We have a topic-based authoring tool that we're using to develop documentation inside Red Hat at the moment, called Topika.
I'd love to learn more about Topika as well... Is this an open source
project?  Is it something that mere mortals can start playing with?
It is an open source project, yes. It's Topic Index on Sourceforge. http://sourceforge.net/projects/topicindex/

Is it something that mortals can play with? As users of a hosted instance, definitely so. Spinning up your own instance? Probably not, yet.

At this point it requires some massaging to get it going.

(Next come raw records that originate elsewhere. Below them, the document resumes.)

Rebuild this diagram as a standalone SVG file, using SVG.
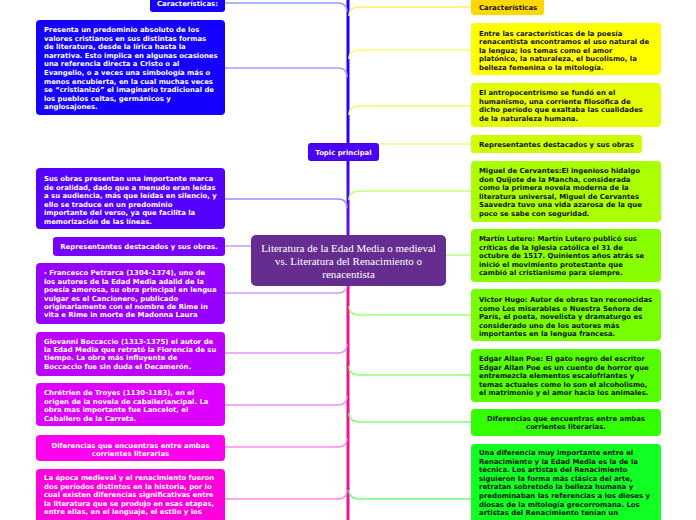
<svg xmlns="http://www.w3.org/2000/svg" width="696" height="520" viewBox="0 0 696 520">
<defs>
<linearGradient id="spineTop" x1="0" y1="0" x2="0" y2="235" gradientUnits="userSpaceOnUse">
<stop offset="0" stop-color="#1a00ff"/><stop offset="0.6" stop-color="#2a00ff"/><stop offset="1" stop-color="#6a10e0"/>
</linearGradient>
<style>
.t{font-family:"DejaVu Sans",Verdana,sans-serif;font-weight:bold;font-size:6.9px;fill:#ffffff}
.d{font-family:"DejaVu Sans",Verdana,sans-serif;font-weight:bold;font-size:6.9px;fill:#111111}
.c{text-anchor:middle}
.ctr{font-family:"Liberation Serif","Times New Roman",serif;font-size:11px;fill:#ffffff;text-anchor:middle}
.cn{fill:none;stroke-width:1.5}
</style>
</defs>
<rect width="696" height="520" fill="#ffffff"/>

<g id="connectors">
<line x1="348" y1="0" x2="348" y2="236" stroke="url(#spineTop)" stroke-width="3"/>
<line x1="348" y1="285" x2="348" y2="520" stroke="#ee1190" stroke-width="3"/>
<path class="cn" stroke="#9a9aff" d="M225,3 H338 C344,3 347,6 347,12"/>
<path class="cn" stroke="#a0a0ff" d="M225,68 H338 C344,68 347,71 347,77"/>
<path class="cn" stroke="#a888ff" d="M225,199 H338 C344,199 347,202 347,208"/>
<path class="cn" stroke="#c898ff" d="M225,246 H252"/>
<path class="cn" stroke="#d49aff" d="M225,293 H338 C344,293 347,290 347,284"/>
<path class="cn" stroke="#e296ff" d="M225,353 H338 C344,353 347,350 347,344"/>
<path class="cn" stroke="#ec90ff" d="M225,405 H338 C344,405 347,402 347,396"/>
<path class="cn" stroke="#ff88f2" d="M225,447 H338 C344,447 347,444 347,438"/>
<path class="cn" stroke="#ff88e6" d="M225,499 H338 C344,499 347,496 347,490"/>
<path class="cn" stroke="#f8f070" d="M349,16 C349,10 353,7 360,7 H471"/>
<path class="cn" stroke="#ffff70" d="M349,59 C349,53 353,50 360,50 H471"/>
<path class="cn" stroke="#eeff66" d="M349,115 C349,109 353,106 360,106 H471"/>
<path class="cn" stroke="#ddff88" d="M379,144 H471"/>
<path class="cn" stroke="#c4ff70" d="M349,200 C349,194 353,191 360,191 H471"/>
<path class="cn" stroke="#b4ff88" d="M446,255 H471"/>
<path class="cn" stroke="#a4ff77" d="M349,306 C349,312 353,315 360,315 H471"/>
<path class="cn" stroke="#90ff77" d="M349,366 C349,372 353,375 360,375 H471"/>
<path class="cn" stroke="#80ff80" d="M349,413 C349,419 353,422 360,422 H471"/>
<path class="cn" stroke="#70ff88" d="M349,490 C349,496 353,499 360,499 H471"/>
</g>

<g id="center">
<rect x="251" y="235" width="195" height="51" rx="5" fill="#662d91"/>
<text class="ctr"><tspan x="348.5" y="251.5">Literatura de la Edad Media o medieval</tspan><tspan x="348.5" y="265">vs. Literatura del Renacimiento o</tspan><tspan x="348.5" y="278">renacentista</tspan></text>
</g>

<g id="topic-principal">
<rect x="308" y="143" width="71" height="18" rx="3" fill="#4a00f5"/>
<text class="t c" x="343.5" y="154.5">Topic principal</text>
</g>

<g id="caracteristicas-left">
<rect x="150" y="-6" width="75" height="18" rx="3" fill="#1500ff"/>
<text class="t c" x="187.5" y="6">Características:</text>
</g>

<g id="node-cristianos">
<rect x="36" y="20" width="189" height="95" rx="4" fill="#1500ff"/>
<text class="t"><tspan x="44" y="32">Presenta un predominio absoluto de los</tspan><tspan x="44" dy="8.6">valores cristianos en sus distintas formas</tspan><tspan x="44" dy="8.6">de literatura, desde la lírica hasta la</tspan><tspan x="44" dy="8.6">narrativa. Esto implica en algunas ocasiones</tspan><tspan x="44" dy="8.6">una referencia directa a Cristo o al</tspan><tspan x="44" dy="8.6">Evangelio, o a veces una simbología más o</tspan><tspan x="44" dy="8.6">menos encubierta, en la cual muchas veces</tspan><tspan x="44" dy="8.6">se “cristianizó” el imaginario tradicional de</tspan><tspan x="44" dy="8.6">los pueblos celtas, germánicos y</tspan><tspan x="44" dy="8.6">anglosajones.</tspan></text>
</g>

<g id="node-oralidad">
<rect x="36" y="168" width="189" height="61" rx="4" fill="#5500ff"/>
<text class="t"><tspan x="44" y="181">Sus obras presentan una importante marca</tspan><tspan x="44" dy="8.5">de oralidad, dado que a menudo eran leídas</tspan><tspan x="44" dy="8.5">a su audiencia, más que leídas en silencio, y</tspan><tspan x="44" dy="8.5">ello se traduce en un predominio</tspan><tspan x="44" dy="8.5">importante del verso, ya que facilita la</tspan><tspan x="44" dy="8.5">memorización de las líneas.</tspan></text>
</g>

<g id="representantes-left">
<rect x="53" y="237" width="172" height="19" rx="3" fill="#7800ff"/>
<text class="t c" x="139" y="249">Representantes destacados y sus obras.</text>
</g>

<g id="node-petrarca">
<rect x="36" y="263" width="189" height="61" rx="4" fill="#9600ff"/>
<text class="t"><tspan x="44" y="275.3">- Francesco Petrarca (1304-1374), uno de</tspan><tspan x="44" dy="8.4">los autores de la Edad Media adalid de la</tspan><tspan x="44" dy="8.4">poesía amorosa, su obra principal en lengua</tspan><tspan x="44" dy="8.4">vulgar es el Cancionero, publicado</tspan><tspan x="44" dy="8.4">originariamente con el nombre de Rime in</tspan><tspan x="44" dy="8.4">vita e Rime in morte de Madonna Laura</tspan></text>
</g>

<g id="node-boccaccio">
<rect x="36" y="332" width="189" height="44" rx="4" fill="#bc00ff"/>
<text class="t"><tspan x="44" y="343.6">Giovanni Boccaccio (1313-1375) el autor de</tspan><tspan x="44" dy="8.4">la Edad Media que retrató la Florencia de su</tspan><tspan x="44" dy="8.4">tiempo. La obra más influyente de</tspan><tspan x="44" dy="8.4">Boccaccio fue sin duda el Decamerón.</tspan></text>
</g>

<g id="node-chretien">
<rect x="36" y="383" width="189" height="43" rx="4" fill="#de00ff"/>
<text class="t"><tspan x="44" y="395.3">Chrétrien de Troyes (1130-1183), en el</tspan><tspan x="44" dy="8.4">origen de la novela de caballeríancipal. La</tspan><tspan x="44" dy="8.4">obra mas importante fue Lancelot, el</tspan><tspan x="44" dy="8.4">Caballero de la Carreta.</tspan></text>
</g>

<g id="diferencias-left">
<rect x="36" y="435" width="189" height="26" rx="4" fill="#ff00ee"/>
<text class="t c"><tspan x="130.5" y="447.5">Diferencias que encuentras entre ambas</tspan><tspan x="130.5" dy="8.4">corrientes literarias</tspan></text>
</g>

<g id="node-epoca">
<rect x="36" y="469" width="189" height="70" rx="4" fill="#ff00dc"/>
<text class="t"><tspan x="44" y="480">La época medieval y el renacimiento fueron</tspan><tspan x="44" dy="8.5">dos períodos distintos en la historia, por lo</tspan><tspan x="44" dy="8.5">cual existen diferencias significativas entre</tspan><tspan x="44" dy="8.5">la literatura que se produjo en esas etapas,</tspan><tspan x="44" dy="8.5">entre ellas, en el lenguaje, el estilo y los</tspan></text>
</g>

<g id="caracteristicas-right">
<rect x="471" y="-4" width="73" height="19" rx="3" fill="#ffd700"/>
<text class="d" x="479" y="9.5">Características</text>
</g>

<g id="node-poesia">
<rect x="471" y="23" width="190" height="52" rx="4" fill="#ffff00"/>
<text class="d"><tspan x="479" y="35.6">Entre las características de la poesía</tspan><tspan x="479" dy="8.6">renacentista encontramos el uso natural de</tspan><tspan x="479" dy="8.6">la lengua; los temas como el amor</tspan><tspan x="479" dy="8.6">platónico, la naturaleza, el bucolismo, la</tspan><tspan x="479" dy="8.6">belleza femenina o la mitología.</tspan></text>
</g>

<g id="node-antropocentrismo">
<rect x="471" y="83" width="190" height="44" rx="4" fill="#e5ff00"/>
<text class="d"><tspan x="479" y="95">El antropocentrismo se fundó en el</tspan><tspan x="479" dy="8.6">humanismo, una corriente filosófica de</tspan><tspan x="479" dy="8.6">dicho período que exaltaba las cualidades</tspan><tspan x="479" dy="8.6">de la naturaleza humana.</tspan></text>
</g>

<g id="representantes-right">
<rect x="471" y="135" width="171" height="18" rx="3" fill="#ccff00"/>
<text class="d" x="479" y="146.6">Representantes destacados y sus obras</text>
</g>

<g id="node-cervantes">
<rect x="471" y="161" width="190" height="61" rx="4" fill="#aaff00"/>
<text class="d"><tspan x="479" y="173">Miguel de Cervantes:El ingenioso hidalgo</tspan><tspan x="479" dy="8.5">don Quijote de la Mancha, considerada</tspan><tspan x="479" dy="8.5">como la primera novela moderna de la</tspan><tspan x="479" dy="8.5">literatura universal, Miguel de Cervantes</tspan><tspan x="479" dy="8.5">Saavedra tuvo una vida azarosa de la que</tspan><tspan x="479" dy="8.5">poco se sabe con seguridad.</tspan></text>
</g>

<g id="node-lutero">
<rect x="471" y="229" width="190" height="53" rx="4" fill="#88ff00"/>
<text class="d"><tspan x="479" y="241">Martín Lutero: Martín Lutero publicó sus</tspan><tspan x="479" dy="8.5">críticas de la Iglesia católica el 31 de</tspan><tspan x="479" dy="8.5">octubre de 1517. Quinientos años atrás se</tspan><tspan x="479" dy="8.5">inició el movimiento protestante que</tspan><tspan x="479" dy="8.5">cambió al cristianismo para siempre.</tspan></text>
</g>

<g id="node-hugo">
<rect x="471" y="289" width="190" height="52" rx="4" fill="#77ff00"/>
<text class="d"><tspan x="479" y="302">Victor Hugo: Autor de obras tan reconocidas</tspan><tspan x="479" dy="8.5">como Los miserables o Nuestra Señora de</tspan><tspan x="479" dy="8.5">París, el poeta, novelista y dramaturgo es</tspan><tspan x="479" dy="8.5">considerado uno de los autores más</tspan><tspan x="479" dy="8.5">importantes en la lengua francesa.</tspan></text>
</g>

<g id="node-poe">
<rect x="471" y="349" width="190" height="53" rx="4" fill="#55ff00"/>
<text class="d"><tspan x="479" y="361">Edgar Allan Poe: El gato negro del escritor</tspan><tspan x="479" dy="8.5">Edgar Allan Poe es un cuento de horror que</tspan><tspan x="479" dy="8.5">entremezcla elementos escalofriantes y</tspan><tspan x="479" dy="8.5">temas actuales como lo son el alcoholismo,</tspan><tspan x="479" dy="8.5">el matrimonio y el amor hacia los animales.</tspan></text>
</g>

<g id="diferencias-right">
<rect x="471" y="409" width="190" height="27" rx="4" fill="#33ff00"/>
<text class="d c"><tspan x="566" y="420.6">Diferencias que encuentras entre ambas</tspan><tspan x="566" dy="8.6">corrientes literarias.</tspan></text>
</g>

<g id="node-tecnica">
<rect x="471" y="444" width="190" height="90" rx="4" fill="#11ff22"/>
<text class="d"><tspan x="479" y="455">Una diferencia muy importante entre el</tspan><tspan x="479" dy="8.6">Renacimiento y la Edad Media es la de la</tspan><tspan x="479" dy="8.6">técnica. Los artistas del Renacimiento</tspan><tspan x="479" dy="8.6">siguieron la forma más clásica del arte,</tspan><tspan x="479" dy="8.6">retratan sobretodo la belleza humana y</tspan><tspan x="479" dy="8.6">predominaban las referencias a los dioses y</tspan><tspan x="479" dy="8.6">diosas de la mitología grecorromana. Los</tspan><tspan x="479" dy="8.6">artistas del Renacimiento tenían un</tspan></text>
</g>
</svg>
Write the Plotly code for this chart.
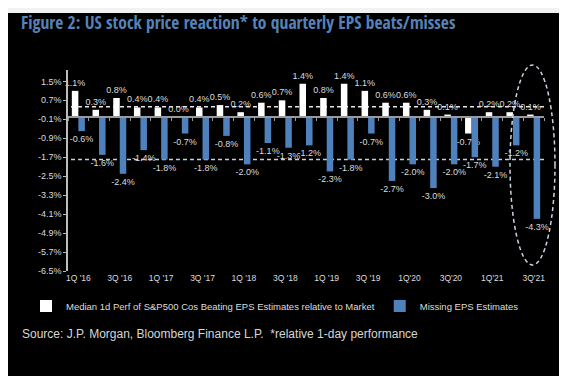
import plotly.graph_objects as go

quarters = ["1Q '16", "2Q '16", "3Q '16", "4Q '16",
            "1Q '17", "2Q '17", "3Q '17", "4Q '17",
            "1Q '18", "2Q '18", "3Q '18", "4Q '18",
            "1Q '19", "2Q '19", "3Q '19", "4Q '19",
            "1Q'20", "2Q'20", "3Q'20", "4Q'20",
            "1Q'21", "2Q'21", "3Q'21"]
beat_values = [1.1, 0.3, 0.8, 0.4, 0.4, 0.0, 0.4, 0.5, 0.2, 0.6, 0.7, 1.4,
               0.8, 1.4, 1.1, 0.6, 0.6, 0.3, 0.1, -0.7, 0.2, 0.2, 0.1]
miss_values = [-0.6, -1.6, -2.4, -1.4, -1.8, -0.7, -1.8, -0.8, -2.0, -1.1, -1.3, -1.2,
               -2.3, -1.8, -0.7, -2.7, -2.0, -3.0, -2.0, -1.7, -2.1, -1.2, -4.3]
avg_beat = 0.43
avg_miss = -1.8
y_ticks = [1.5, 0.7, -0.1, -0.9, -1.7, -2.5, -3.3, -4.1, -4.9, -5.7, -6.5]
y_range = [-6.5, 1.98]

beat_name = "Median 1d Perf of S&P500 Cos Beating EPS Estimates relative to Market"
miss_name = "Missing EPS Estimates"

BASE = "Liberation Sans, Arial, sans-serif"
TITLE_FONT = "Open Sans Condensed, Liberation Sans, Arial, sans-serif"
LABEL = "#dcdcdc"
BLUE = "#4f81bd"

W, H = 567, 376
ML, MR, MT, MB = 60, 31, 62, 113
PW, PH = W - ML - MR, H - MT - MB

def px_x(px):
    return (px - ML) / PW

def px_y(py):
    return (H - MB - py) / PH

fig = go.Figure()
fig.add_trace(go.Bar(
    x=quarters, y=beat_values, name=beat_name,
    marker=dict(color="#ffffff", line=dict(width=0)),
    texttemplate="%{y:.1f}%", textposition="outside", constraintext="none",
    outsidetextfont=dict(family=BASE, size=9, color=LABEL),
    cliponaxis=False,
))
fig.add_trace(go.Bar(
    x=quarters, y=miss_values, name=miss_name,
    marker=dict(color=BLUE, line=dict(width=0)),
    texttemplate="%{y:.1f}%", textposition="outside", constraintext="none",
    outsidetextfont=dict(family=BASE, size=9, color=LABEL),
    cliponaxis=False,
))
# invisible trace carrying the baseline axis (ticks on the zero line)
fig.add_trace(go.Scatter(x=quarters, y=beat_values, xaxis="x2", mode="none",
                         showlegend=False, hoverinfo="skip"))

zero_frac = (0 - y_range[0]) / (y_range[1] - y_range[0])

fig.update_layout(
    width=W, height=H,
    margin=dict(l=ML, r=MR, t=MT, b=MB, pad=0),
    paper_bgcolor="#000000", plot_bgcolor="#000000",
    barmode="group", bargap=0.37, bargroupgap=0,
    showlegend=True,
    title=dict(text="<b>Figure 2: US stock price reaction* to quarterly EPS beats/misses</b>",
               font=dict(family=TITLE_FONT, size=17.5, color="#5682b8"),
               xref="container", x=13 / W, xanchor="left",
               yref="container", y=1 - 15 / H, yanchor="middle"),
    xaxis=dict(type="category", categoryorder="array", categoryarray=quarters,
               range=[-0.5, len(quarters) - 0.5],
               tickvals=quarters[::2], ticktext=quarters[::2],
               showline=False, showgrid=False, zeroline=False, ticks="",
               tickfont=dict(family=BASE, size=8.5, color=LABEL)),
    xaxis2=dict(type="category", categoryorder="array", categoryarray=quarters,
                range=[-0.5, len(quarters) - 0.5],
                overlaying="x", anchor="free", position=zero_frac, side="bottom",
                showline=True, linecolor="#9a9a9a", linewidth=1.5,
                ticks="outside", ticklen=3, tickcolor="#9a9a9a", tickwidth=1,
                tickson="boundaries", showticklabels=False, showgrid=False, zeroline=False),
    yaxis=dict(range=y_range, tickvals=y_ticks,
               ticktext=[f"{v:.1f}%" for v in y_ticks],
               showgrid=False, zeroline=False,
               showline=True, linecolor="#bdbdbd", linewidth=1.5,
               ticks="outside", ticklen=3, tickcolor="#bdbdbd",
               tickfont=dict(family=BASE, size=9, color=LABEL)),
    legend=dict(orientation="h", x=px_x(18), xanchor="left",
                y=px_y(298), yanchor="middle",
                font=dict(family=BASE, size=9.5, color=LABEL),
                itemwidth=30, bgcolor="rgba(0,0,0,0)"),
    shapes=[
        dict(type="line", xref="paper", yref="y", x0=px_x(63), x1=1, y0=avg_beat, y1=avg_beat,
             line=dict(color="#e6e6e6", width=1.5, dash="4px,3px"), layer="below"),
        dict(type="line", xref="paper", yref="y", x0=px_x(63), x1=1, y0=avg_miss, y1=avg_miss,
             line=dict(color="#bcd0e8", width=1.5, dash="4px,3px"), layer="below"),
        dict(type="circle", xref="paper", yref="paper",
             x0=px_x(502), x1=px_x(547), y0=px_y(257), y1=px_y(57),
             line=dict(color="#c9d3e2", width=1.5, dash="4px,3px")),
        dict(type="rect", xref="paper", yref="paper", x0=px_x(0), x1=px_x(W),
             y0=px_y(5), y1=px_y(0), fillcolor="#f2f2f2", line=dict(width=0)),
    ],
    annotations=[
        dict(text="Source: J.P. Morgan, Bloomberg Finance L.P.  *relative 1-day performance",
             xref="paper", yref="paper", x=px_x(12), y=px_y(326),
             xanchor="left", yanchor="middle", showarrow=False,
             font=dict(family=BASE, size=12, color="#d6d6d6")),
    ],
)

fig.write_html("out.html")
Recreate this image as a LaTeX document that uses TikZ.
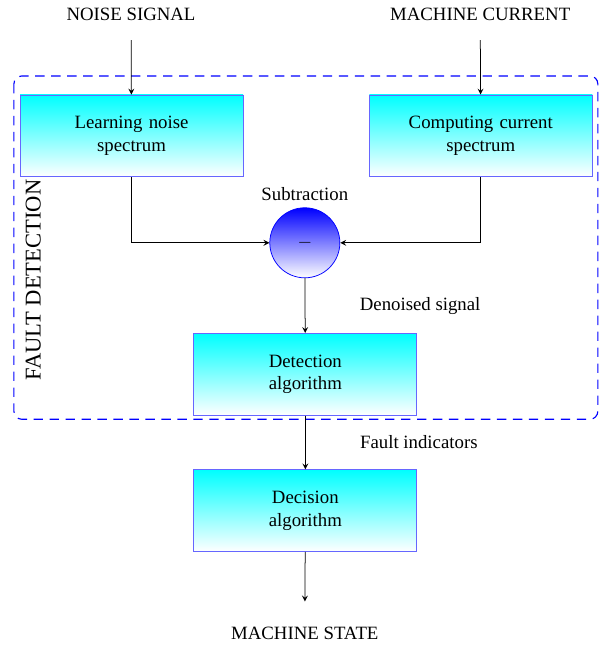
\documentclass[tikz,border=0pt]{standalone}
\usepackage{fontspec}
\setmainfont{Liberation Serif}
\usepackage{tikz}
\usetikzlibrary{shapes.geometric, arrows, positioning, calc}
\tikzstyle{process} = [rectangle, minimum width=4.17cm, minimum height=1.53cm, text centered, text width=3cm, draw=blue!60, top color=cyan, bottom color=white]
\tikzstyle{sumnode} = [circle, minimum size=1.31cm, draw=blue, top color=blue, bottom color=white]
\tikzstyle{arrow} = [->,>=stealth]

\begin{document}
\begin{tikzpicture}
    \useasboundingbox (0,0) rectangle (11.31,-12.08);
    \draw [blue, semithick, dash pattern=on 5pt off 3.5pt, rounded corners=0.15cm] (0.26,-1.42) rectangle (11.18,-7.84);
    \node (fault) [rotate=90] at (0.62,-5.24) {\large FAULT DETECTION};

    \node (noise) at (2.45,-0.26) {NOISE SIGNAL};
    \node (current) at (8.98,-0.26) {MACHINE CURRENT};
    \node (learn) [process] at (2.46,-2.54) {Learning noise\\spectrum};
    \node (compute) [process] at (8.99,-2.54) {Computing current\\spectrum};
    \node (sub) [sumnode] at (5.70,-4.54) {$-$};
    \node [above=0pt of sub] {Subtraction};
    \node (detect) [process] at (5.71,-7.00) {Detection\\algorithm};
    \node (decide) [process] at (5.71,-9.55) {Decision\\algorithm};
    \node (state) at (5.70,-11.84) {MACHINE STATE};

    \draw [arrow, shorten <=0.25cm] (noise) -- (learn);
    \draw [arrow, shorten <=0.25cm] (current) -- (compute);
    \draw [arrow] (learn.south) |- (sub.west);
    \draw [arrow] (compute.south) |- (sub.east);
    \draw [arrow] (sub) -- node[right=0.9cm, pos=0.5]{Denoised signal} (detect);
    \draw [arrow] (detect) -- node[right=0.9cm, pos=0.5]{Fault indicators} (decide);
    \draw [arrow, shorten >=0.35cm] (decide) -- (state);
  \end{tikzpicture}
\end{document}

It's going to be useful as a hosted solution in the short term (think about hosted subversion vs subversion on your own machine), but with some RFEs implemented it will be able to act more like git, and support multiple distributed repos, which share the same metadata schemas, and can interchange topics.

Last year I sponsored an intern project to integrate it with FAS, so it has a FAS authentication module.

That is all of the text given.